■ Dataset extract ■
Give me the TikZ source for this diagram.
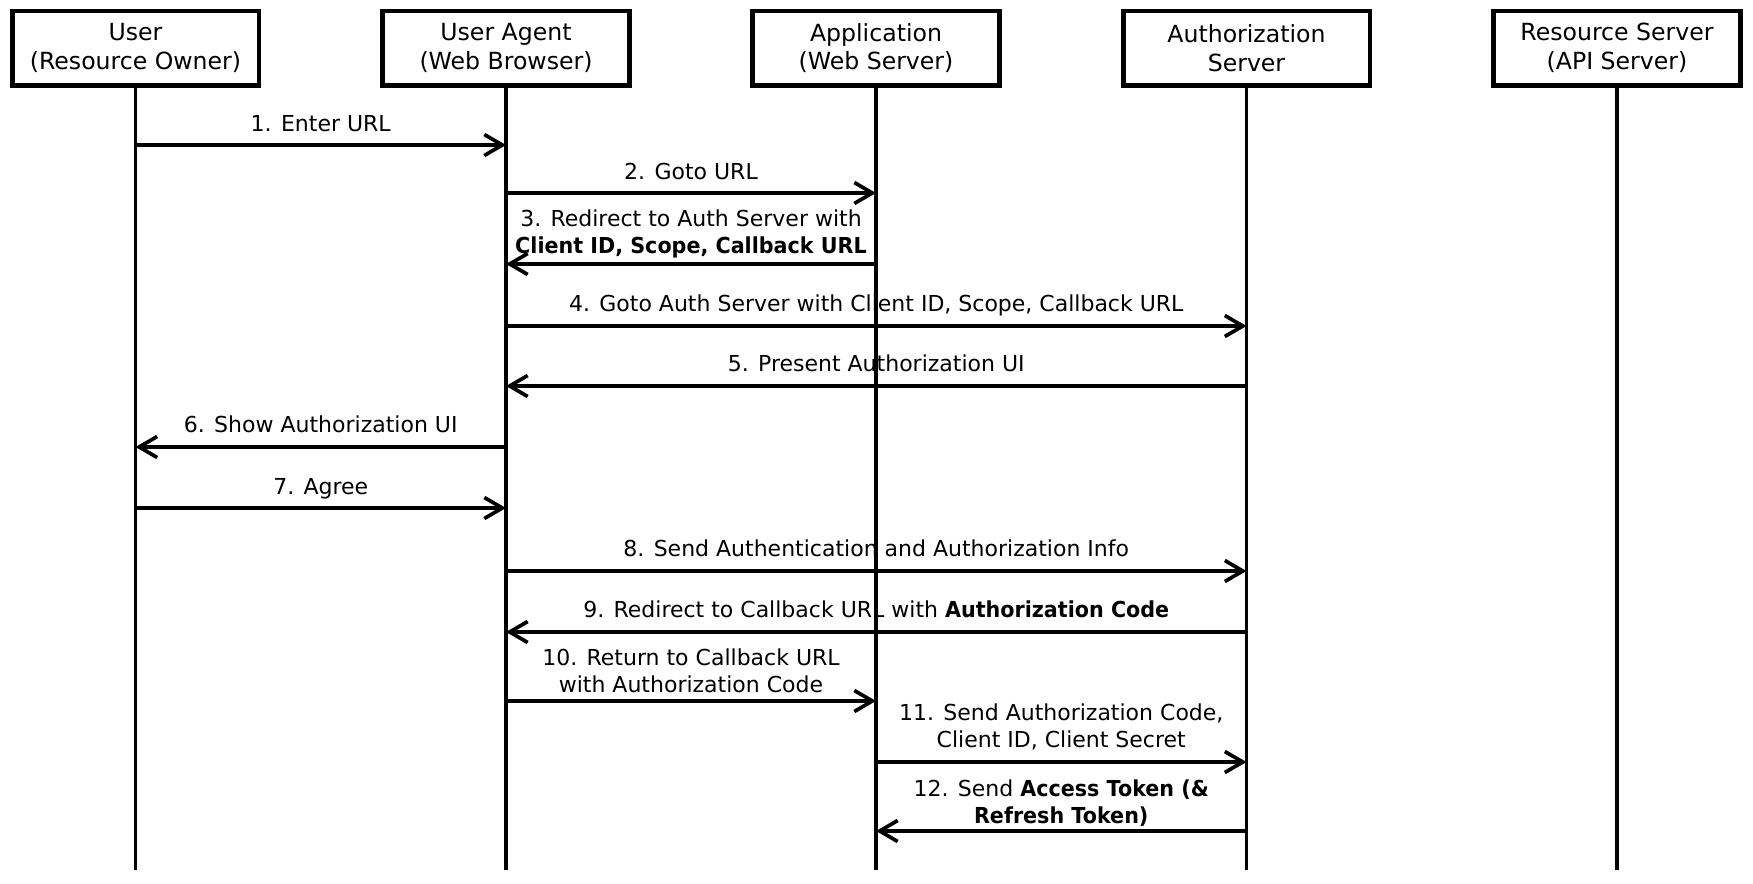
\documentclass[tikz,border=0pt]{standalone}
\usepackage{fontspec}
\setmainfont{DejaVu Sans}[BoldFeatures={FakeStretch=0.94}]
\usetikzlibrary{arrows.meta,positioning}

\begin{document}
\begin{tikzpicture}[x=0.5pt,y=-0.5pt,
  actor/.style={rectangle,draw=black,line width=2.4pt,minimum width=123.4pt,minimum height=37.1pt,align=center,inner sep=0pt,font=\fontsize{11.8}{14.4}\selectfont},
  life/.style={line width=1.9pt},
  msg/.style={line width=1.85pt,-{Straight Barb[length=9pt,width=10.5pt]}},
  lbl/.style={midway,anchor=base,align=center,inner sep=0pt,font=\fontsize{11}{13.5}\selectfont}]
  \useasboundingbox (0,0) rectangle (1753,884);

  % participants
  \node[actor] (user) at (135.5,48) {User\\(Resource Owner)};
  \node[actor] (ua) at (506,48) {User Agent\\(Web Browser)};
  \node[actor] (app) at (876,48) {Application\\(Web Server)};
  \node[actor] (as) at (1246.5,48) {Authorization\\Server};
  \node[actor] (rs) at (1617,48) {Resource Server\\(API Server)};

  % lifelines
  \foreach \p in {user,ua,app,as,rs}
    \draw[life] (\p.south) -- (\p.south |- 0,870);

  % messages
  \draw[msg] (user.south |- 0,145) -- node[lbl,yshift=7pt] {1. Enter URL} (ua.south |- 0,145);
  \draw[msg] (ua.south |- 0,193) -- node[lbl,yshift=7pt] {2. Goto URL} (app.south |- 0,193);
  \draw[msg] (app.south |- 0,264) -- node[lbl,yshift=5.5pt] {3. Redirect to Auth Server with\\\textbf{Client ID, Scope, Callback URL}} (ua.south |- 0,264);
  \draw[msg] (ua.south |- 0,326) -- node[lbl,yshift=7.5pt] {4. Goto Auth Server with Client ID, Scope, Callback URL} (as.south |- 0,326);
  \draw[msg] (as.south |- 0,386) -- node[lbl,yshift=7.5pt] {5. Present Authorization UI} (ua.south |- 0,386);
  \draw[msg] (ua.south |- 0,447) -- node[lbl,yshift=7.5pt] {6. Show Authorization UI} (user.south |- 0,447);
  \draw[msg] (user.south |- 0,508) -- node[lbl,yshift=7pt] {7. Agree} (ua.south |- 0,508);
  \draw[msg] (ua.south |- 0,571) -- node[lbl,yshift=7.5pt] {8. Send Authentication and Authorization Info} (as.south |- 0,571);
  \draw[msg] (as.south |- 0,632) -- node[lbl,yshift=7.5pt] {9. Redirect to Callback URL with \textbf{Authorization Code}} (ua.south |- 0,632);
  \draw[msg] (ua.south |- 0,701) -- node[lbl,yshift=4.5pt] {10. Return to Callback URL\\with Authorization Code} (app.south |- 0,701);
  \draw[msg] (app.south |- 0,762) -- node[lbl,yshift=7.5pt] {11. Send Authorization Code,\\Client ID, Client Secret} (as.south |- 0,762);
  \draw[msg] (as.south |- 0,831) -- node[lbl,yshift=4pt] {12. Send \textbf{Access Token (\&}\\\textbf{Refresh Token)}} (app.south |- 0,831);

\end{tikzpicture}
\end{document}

■ Written instruction ■
Working from the material above, transcribe it exactly while omitting pictures.

■ Exercise answer ■
Give me the TikZ source for this diagram.
\documentclass[tikz,border=0pt]{standalone}
\usepackage{fontspec}
\setmainfont{DejaVu Sans}[BoldFeatures={FakeStretch=0.94}]
\usetikzlibrary{arrows.meta,positioning}

\begin{document}
\begin{tikzpicture}[x=0.5pt,y=-0.5pt,
  actor/.style={rectangle,draw=black,line width=2.4pt,minimum width=123.4pt,minimum height=37.1pt,align=center,inner sep=0pt,font=\fontsize{11.8}{14.4}\selectfont},
  life/.style={line width=1.9pt},
  msg/.style={line width=1.85pt,-{Straight Barb[length=9pt,width=10.5pt]}},
  lbl/.style={midway,anchor=base,align=center,inner sep=0pt,font=\fontsize{11}{13.5}\selectfont}]
  \useasboundingbox (0,0) rectangle (1753,884);

  % participants
  \node[actor] (user) at (135.5,48) {User\\(Resource Owner)};
  \node[actor] (ua) at (506,48) {User Agent\\(Web Browser)};
  \node[actor] (app) at (876,48) {Application\\(Web Server)};
  \node[actor] (as) at (1246.5,48) {Authorization\\Server};
  \node[actor] (rs) at (1617,48) {Resource Server\\(API Server)};

  % lifelines
  \foreach \p in {user,ua,app,as,rs}
    \draw[life] (\p.south) -- (\p.south |- 0,870);

  % messages
  \draw[msg] (user.south |- 0,145) -- node[lbl,yshift=7pt] {1. Enter URL} (ua.south |- 0,145);
  \draw[msg] (ua.south |- 0,193) -- node[lbl,yshift=7pt] {2. Goto URL} (app.south |- 0,193);
  \draw[msg] (app.south |- 0,264) -- node[lbl,yshift=5.5pt] {3. Redirect to Auth Server with\\\textbf{Client ID, Scope, Callback URL}} (ua.south |- 0,264);
  \draw[msg] (ua.south |- 0,326) -- node[lbl,yshift=7.5pt] {4. Goto Auth Server with Client ID, Scope, Callback URL} (as.south |- 0,326);
  \draw[msg] (as.south |- 0,386) -- node[lbl,yshift=7.5pt] {5. Present Authorization UI} (ua.south |- 0,386);
  \draw[msg] (ua.south |- 0,447) -- node[lbl,yshift=7.5pt] {6. Show Authorization UI} (user.south |- 0,447);
  \draw[msg] (user.south |- 0,508) -- node[lbl,yshift=7pt] {7. Agree} (ua.south |- 0,508);
  \draw[msg] (ua.south |- 0,571) -- node[lbl,yshift=7.5pt] {8. Send Authentication and Authorization Info} (as.south |- 0,571);
  \draw[msg] (as.south |- 0,632) -- node[lbl,yshift=7.5pt] {9. Redirect to Callback URL with \textbf{Authorization Code}} (ua.south |- 0,632);
  \draw[msg] (ua.south |- 0,701) -- node[lbl,yshift=4.5pt] {10. Return to Callback URL\\with Authorization Code} (app.south |- 0,701);
  \draw[msg] (app.south |- 0,762) -- node[lbl,yshift=7.5pt] {11. Send Authorization Code,\\Client ID, Client Secret} (as.south |- 0,762);
  \draw[msg] (as.south |- 0,831) -- node[lbl,yshift=4pt] {12. Send \textbf{Access Token (\&}\\\textbf{Refresh Token)}} (app.south |- 0,831);

\end{tikzpicture}
\end{document}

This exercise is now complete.